Limit your energy to a few key areas.
Delegate the rest. I’ve found I’m seldom effective past four or five major initiatives. Really three is a good number. There are some who think they are super-human. But, they are almost always wrong and it is proven over time.
Don’t be afraid to make people wait for excellence.
I see leaders burnout and be far less effective because they try to do everything at once. It’s OK to say no. In fact, it’s actually healthy. I love the phrase “Caged Momentum.” I’m not at all saying do nothing, but waiting until it’s the right time may bring more people on board and keep you from overextending yourself or the church/organization.
If you ever lack energy inside the building—get outside the building.

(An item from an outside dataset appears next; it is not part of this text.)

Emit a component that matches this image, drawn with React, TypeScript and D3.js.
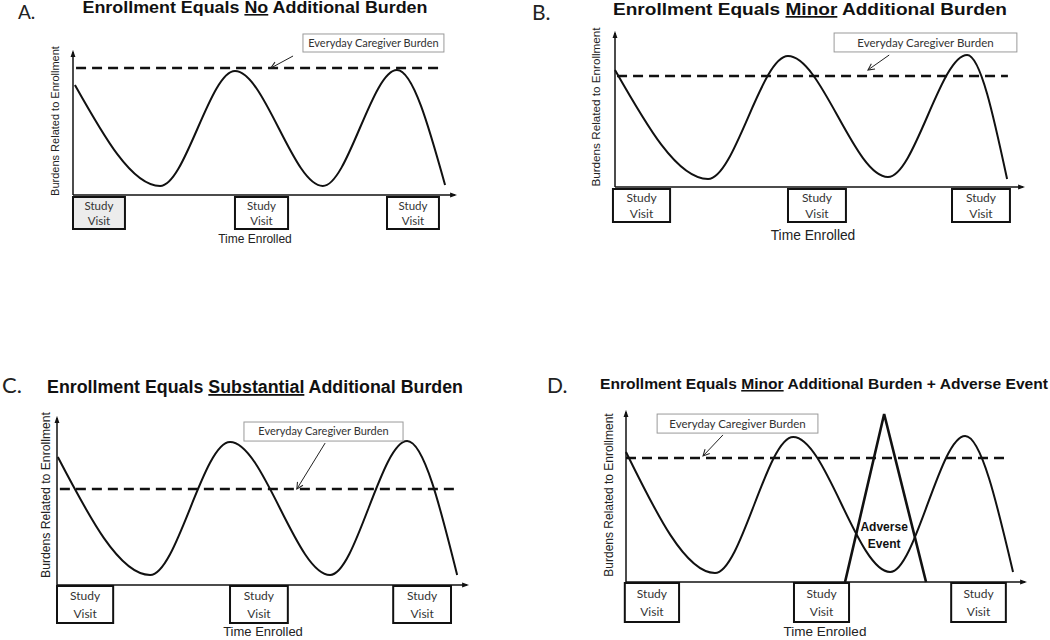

I see pastors get so frustrated at the lack of progress. They beat themselves up because things aren’t changing fast enough. They lose their energy dealing with the negativity of change. I say to those pastors, get back to the coffee shops. Talk to people outside the church. Fuel yourself among the darkness of a hurting world which is changing faster than we can capture on the nightly news.
It’s actually what most of us have been called to do. Make disciples. Spread light. And, when the disciples in the church start arguing over potlucks, get outside—into the community—and refuel your passion with people searching for hope. And, watch your energy rise.
Invest in a few key leaders.
You can’t invest effectively in everyone who’s trying to follow you. Jesus had lots of followers. He had 12 disciples.
All of these could be their own complete blog post. I’ve spent as much as an hour talking about each one to pastors.